Our Friends at the Bank

The economic development of many countries depends on an institution now fifty years old, the World Bank. Often criticized and blamed for politically unpopular policies, and confronted with numerous setbacks, the Bank is experiencing a difficult time with regard to which strategies to adopt, in particular in Africa.

Uganda, a country that emerged from the dictatorship of Idi Amin and years of civil war with relatively high rates of economic growth, is one of its 'model cases.' OUR FRIENDS AT THE BANK looks at the relationship between the Government of Uganda and the World Bank over a period of 18 months, filming with unprecedented access events at the highest levels of both, and their many encounters and exchanges.

High-level teams set up by the Bank's new President, James Wolfensohn, and by Uganda's President, Yoweri Museweri, confront each other. The stakes are enormous. The Bank defends, as does its sister organization the International Monetary Fund, an ultra-liberal economic and financing philosophy which poorly matches the priorities, and above all, the ferocious desire for independence of the Ugandans.
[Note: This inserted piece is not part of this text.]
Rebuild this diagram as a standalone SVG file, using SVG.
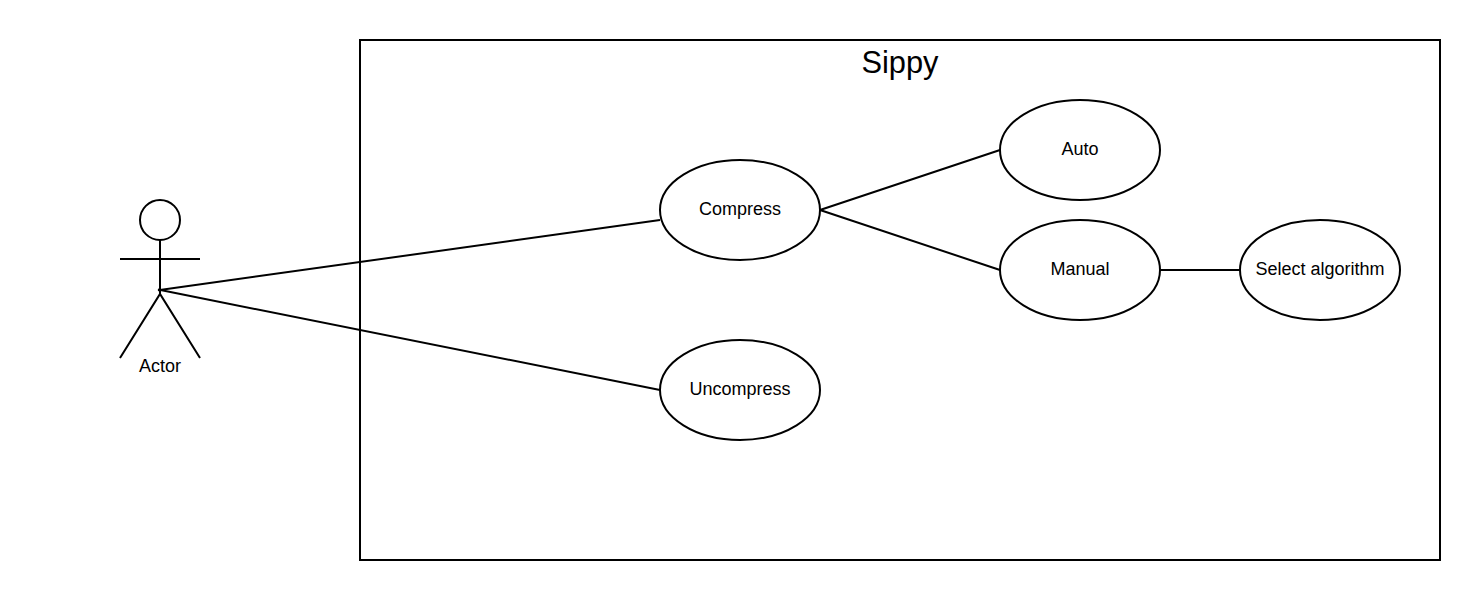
<svg xmlns="http://www.w3.org/2000/svg" width="1480" height="600" viewBox="0 0 1480 600">
<style>
.s{fill:none;stroke:#000;stroke-width:2}
.e{fill:#fff;stroke:#000;stroke-width:2}
text{font-family:"Liberation Sans",Arial,sans-serif;font-size:18px;fill:#000;text-anchor:middle}
</style>
<rect width="1480" height="600" fill="#fff"/>
<g id="system"><rect class="s" x="360" y="40" width="1080" height="520"/><text x="900" y="73" style="font-size:30.8px">Sippy</text></g>
<g id="connectors">
<path class="s" d="M158 290.300L660 220"/>
<path class="s" d="M158 289.600L660 390"/>
<path class="s" d="M820 210L1000 150"/>
<path class="s" d="M820 210L1000 270"/>
<path class="s" d="M1160 270H1240"/>
</g>
<g id="actor"><circle class="s" cx="160" cy="220" r="20"/><path class="s" d="M160 240V294M120 259H200M120 358L160 294L200 358"/><text x="160" y="372">Actor</text></g>
<g id="compress"><ellipse class="e" cx="740" cy="210" rx="80" ry="50"/><text x="740" y="215">Compress</text></g>
<g id="uncompress"><ellipse class="e" cx="740" cy="390" rx="80" ry="50"/><text x="740" y="395">Uncompress</text></g>
<g id="auto"><ellipse class="e" cx="1080" cy="150" rx="80" ry="50"/><text x="1080" y="155">Auto</text></g>
<g id="manual"><ellipse class="e" cx="1080" cy="270" rx="80" ry="50"/><text x="1080" y="275">Manual</text></g>
<g id="select"><ellipse class="e" cx="1320" cy="270" rx="80" ry="50"/><text x="1320" y="275">Select algorithm</text></g>
</svg>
While Uganda feels a need to increase military spending to fight a violent insurgent movement, the Bank answers to donor countries and asks for details and explanations. In economic development policy the government favors investment in 'hard infrastructure' such as roads, while the Bank argues for prioritizing education. The film also shows how the IMF can weigh in as a third voice, in bilateral discussions with the World Bank in Washington, or directly with the Government on issues such as economic projections and how they affect development financing, tax rates and policies. Finally, and contentiously, OUR FRIENDS AT THE BANK shows how accepting aid from these world agencies involves implementing the larger economic philosophy of free trade, and often reluctant and painful privatizations.
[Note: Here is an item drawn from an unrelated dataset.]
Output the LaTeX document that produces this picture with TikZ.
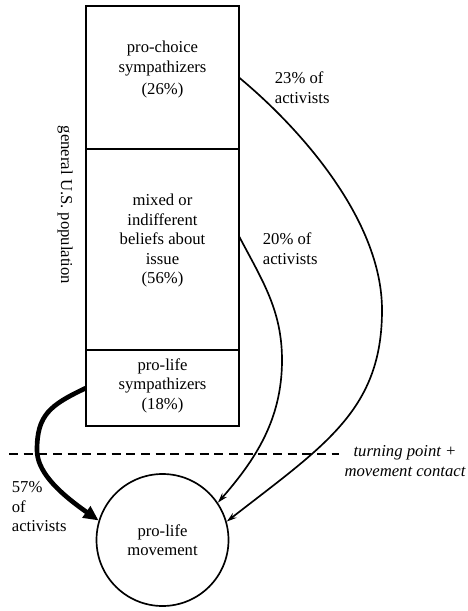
\documentclass[tikz,border=0pt]{standalone}
\usepackage{fontspec}
\setmainfont{Liberation Serif}
\usetikzlibrary{arrows.meta}
\tikzset{
  popbox/.style={draw, line width=1.1pt, outer sep=0pt, minimum width=91.8pt, align=center},
  flow/.style={line width=1pt, -{Stealth[length=6pt,width=3.6pt]}},
  bigflow/.style={line width=2.8pt, -{Triangle[length=9pt,width=8pt]}},
  share/.style={align=left, anchor=west}
}
\begin{document}
\begin{tikzpicture}[x=0.6pt, y=-0.6pt, font=\fontsize{10}{11.7}\selectfont]
        \useasboundingbox (0,0) rectangle (468,611);
        % population column
        \node[popbox, minimum height=85.8pt, text depth=11.5pt] (prochoice) at (162.5, 77.5) {pro-choice\\sympathizers\\[1.5pt](26\%)};
        \node[popbox, minimum height=120.6pt, text depth=12.5pt] (mixed) at (162.5, 249.5) {mixed or\\indifferent\\beliefs about\\issue\\(56\%)};
        \node[popbox, minimum height=45.6pt, text depth=5pt] (prolife) at (162.5, 388) {pro-life\\sympathizers\\(18\%)};
        \node[rotate=-90] (population) at (65, 205) {general U.S. population};
        \node[draw, circle, line width=1pt, minimum size=79.2pt, align=center] (movement) at (162.5, 540) {pro-life\\movement};
        % turning point
        \coordinate (tpleft) at (9, 454);
        \node[align=center, font=\fontsize{10}{11.7}\selectfont\itshape] (turning) at (405, 461) {turning point +\\movement contact};
        \draw[line width=1pt, dash pattern=on 5.4pt off 3.4pt] (tpleft) -- (tpleft -| turning.west);
        % flows
        \draw[flow] (prochoice.east) .. controls (300,128) and (382,220) .. (382,310) .. controls (382,410) and (325,445) .. (movement.16);
        \draw[flow] ([yshift=8pt]mixed.east) .. controls (262,280) and (282,310) .. (282,360) .. controls (282,420) and (255,460) .. (movement.34);
        \draw[bigflow] (prolife.west) .. controls (50,405) and (37,415) .. (37,450) .. controls (37,470) and (55,490) .. (movement.163);
        \node[share] (choiceshare) at (269, 87.5) {23\% of\\activists};
        \node[share] (mixedshare) at (257, 248.5) {20\% of\\activists};
        \node[share] (lifeshare) at (6, 507) {57\%\\of\\activists};
    \end{tikzpicture}
\end{document}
But do the Ugandans have any choice, faced with enormous debt weighing heavily upon them, and the realities of the global economic system?

Traveling between Washington, DC and Uganda, Peter Chappell followed the negotiations between the World Bank and Uganda in order to understand and describe the mechanisms that shape the reality of North-South relations, economic and political policy, as well as the future of millions of people.